Data
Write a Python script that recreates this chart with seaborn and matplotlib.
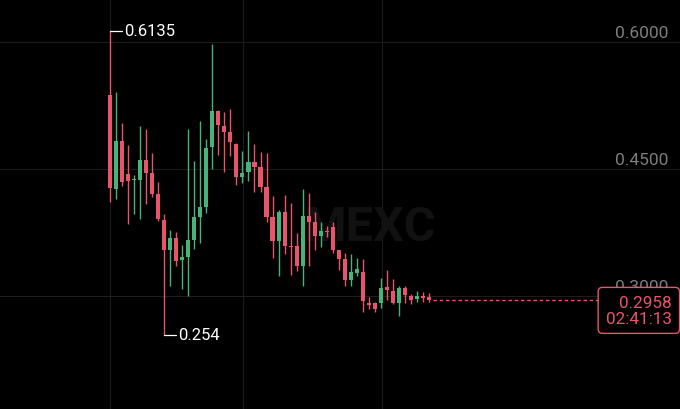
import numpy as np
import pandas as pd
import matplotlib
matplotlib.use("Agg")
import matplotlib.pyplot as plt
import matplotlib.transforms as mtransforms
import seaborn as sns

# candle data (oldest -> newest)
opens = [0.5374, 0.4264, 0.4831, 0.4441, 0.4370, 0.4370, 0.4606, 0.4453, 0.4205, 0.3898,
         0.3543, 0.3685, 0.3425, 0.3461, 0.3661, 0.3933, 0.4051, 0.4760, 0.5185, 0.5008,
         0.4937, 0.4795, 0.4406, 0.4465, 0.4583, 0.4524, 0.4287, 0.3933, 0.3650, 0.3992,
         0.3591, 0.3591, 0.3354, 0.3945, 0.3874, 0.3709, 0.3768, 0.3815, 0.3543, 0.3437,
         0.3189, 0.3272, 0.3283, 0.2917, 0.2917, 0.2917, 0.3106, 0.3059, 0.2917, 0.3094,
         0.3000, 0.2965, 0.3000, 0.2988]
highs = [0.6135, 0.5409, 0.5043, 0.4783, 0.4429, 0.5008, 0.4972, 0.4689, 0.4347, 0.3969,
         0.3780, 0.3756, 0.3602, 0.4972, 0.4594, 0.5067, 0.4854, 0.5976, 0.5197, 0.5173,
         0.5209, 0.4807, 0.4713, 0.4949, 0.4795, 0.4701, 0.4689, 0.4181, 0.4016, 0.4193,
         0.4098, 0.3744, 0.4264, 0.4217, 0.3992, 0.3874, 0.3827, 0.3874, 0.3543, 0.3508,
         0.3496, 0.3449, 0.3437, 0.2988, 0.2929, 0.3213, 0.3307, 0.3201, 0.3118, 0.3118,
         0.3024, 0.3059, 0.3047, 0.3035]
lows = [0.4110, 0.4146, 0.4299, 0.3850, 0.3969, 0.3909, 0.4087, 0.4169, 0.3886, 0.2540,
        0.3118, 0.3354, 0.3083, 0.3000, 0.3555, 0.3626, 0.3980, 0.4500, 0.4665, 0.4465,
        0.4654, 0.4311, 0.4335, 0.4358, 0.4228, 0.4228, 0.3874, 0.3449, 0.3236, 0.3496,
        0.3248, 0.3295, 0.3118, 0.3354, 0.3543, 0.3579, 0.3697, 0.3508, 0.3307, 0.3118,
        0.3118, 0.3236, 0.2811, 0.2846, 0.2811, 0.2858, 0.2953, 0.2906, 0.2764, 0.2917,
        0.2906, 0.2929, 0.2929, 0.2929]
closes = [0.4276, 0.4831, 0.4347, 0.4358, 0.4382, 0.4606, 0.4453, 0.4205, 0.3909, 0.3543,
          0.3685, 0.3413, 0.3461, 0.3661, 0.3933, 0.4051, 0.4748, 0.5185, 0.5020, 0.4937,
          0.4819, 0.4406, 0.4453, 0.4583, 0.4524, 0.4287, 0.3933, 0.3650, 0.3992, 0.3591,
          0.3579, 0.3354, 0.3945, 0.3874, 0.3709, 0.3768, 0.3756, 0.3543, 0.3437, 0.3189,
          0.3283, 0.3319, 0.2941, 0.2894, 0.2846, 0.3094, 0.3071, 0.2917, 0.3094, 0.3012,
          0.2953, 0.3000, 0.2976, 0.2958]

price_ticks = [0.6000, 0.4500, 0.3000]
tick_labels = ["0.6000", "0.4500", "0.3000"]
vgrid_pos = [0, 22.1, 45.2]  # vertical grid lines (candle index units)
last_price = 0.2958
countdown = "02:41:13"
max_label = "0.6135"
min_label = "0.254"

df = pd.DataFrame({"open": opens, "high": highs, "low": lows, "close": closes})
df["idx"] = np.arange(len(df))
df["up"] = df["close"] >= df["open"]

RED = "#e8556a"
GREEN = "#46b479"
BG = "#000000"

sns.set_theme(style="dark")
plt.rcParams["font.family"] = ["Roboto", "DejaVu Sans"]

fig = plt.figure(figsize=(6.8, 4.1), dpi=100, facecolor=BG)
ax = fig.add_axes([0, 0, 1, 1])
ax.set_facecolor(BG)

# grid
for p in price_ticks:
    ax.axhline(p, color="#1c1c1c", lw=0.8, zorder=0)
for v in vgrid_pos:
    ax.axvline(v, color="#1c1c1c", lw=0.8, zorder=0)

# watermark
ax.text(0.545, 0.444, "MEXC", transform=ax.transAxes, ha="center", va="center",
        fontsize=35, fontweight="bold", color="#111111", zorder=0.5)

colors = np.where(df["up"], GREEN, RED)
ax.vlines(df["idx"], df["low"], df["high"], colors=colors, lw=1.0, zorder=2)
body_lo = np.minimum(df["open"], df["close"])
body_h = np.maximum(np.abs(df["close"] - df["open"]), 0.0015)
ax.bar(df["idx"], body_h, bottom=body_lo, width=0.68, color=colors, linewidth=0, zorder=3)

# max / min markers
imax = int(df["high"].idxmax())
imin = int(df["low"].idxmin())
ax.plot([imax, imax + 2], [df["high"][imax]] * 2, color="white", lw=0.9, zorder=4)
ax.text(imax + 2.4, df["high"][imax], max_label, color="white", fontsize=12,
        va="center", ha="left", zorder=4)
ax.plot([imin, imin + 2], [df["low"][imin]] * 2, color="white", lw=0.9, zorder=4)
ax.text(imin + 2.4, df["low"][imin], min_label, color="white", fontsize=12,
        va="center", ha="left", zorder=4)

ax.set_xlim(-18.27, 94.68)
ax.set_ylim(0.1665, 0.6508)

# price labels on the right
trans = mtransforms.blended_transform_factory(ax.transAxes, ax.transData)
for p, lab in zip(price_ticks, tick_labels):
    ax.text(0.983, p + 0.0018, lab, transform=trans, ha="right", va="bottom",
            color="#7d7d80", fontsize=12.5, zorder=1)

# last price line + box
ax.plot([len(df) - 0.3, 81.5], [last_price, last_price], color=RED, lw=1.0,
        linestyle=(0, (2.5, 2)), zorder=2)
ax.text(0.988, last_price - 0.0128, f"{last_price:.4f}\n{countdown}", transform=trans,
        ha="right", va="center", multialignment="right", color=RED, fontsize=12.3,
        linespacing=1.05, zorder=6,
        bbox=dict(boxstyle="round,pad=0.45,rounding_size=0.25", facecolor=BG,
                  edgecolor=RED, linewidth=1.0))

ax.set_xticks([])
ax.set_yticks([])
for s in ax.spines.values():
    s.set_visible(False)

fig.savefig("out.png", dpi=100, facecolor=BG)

Task directions
Repeat only what lies between the start of the data and the end of the line containing "import seaborn as sns", exactly, with pictures left out.

Result for this exercise
Write a Python script that recreates this chart with seaborn and matplotlib.
import numpy as np
import pandas as pd
import matplotlib
matplotlib.use("Agg")
import matplotlib.pyplot as plt
import matplotlib.transforms as mtransforms
import seaborn as sns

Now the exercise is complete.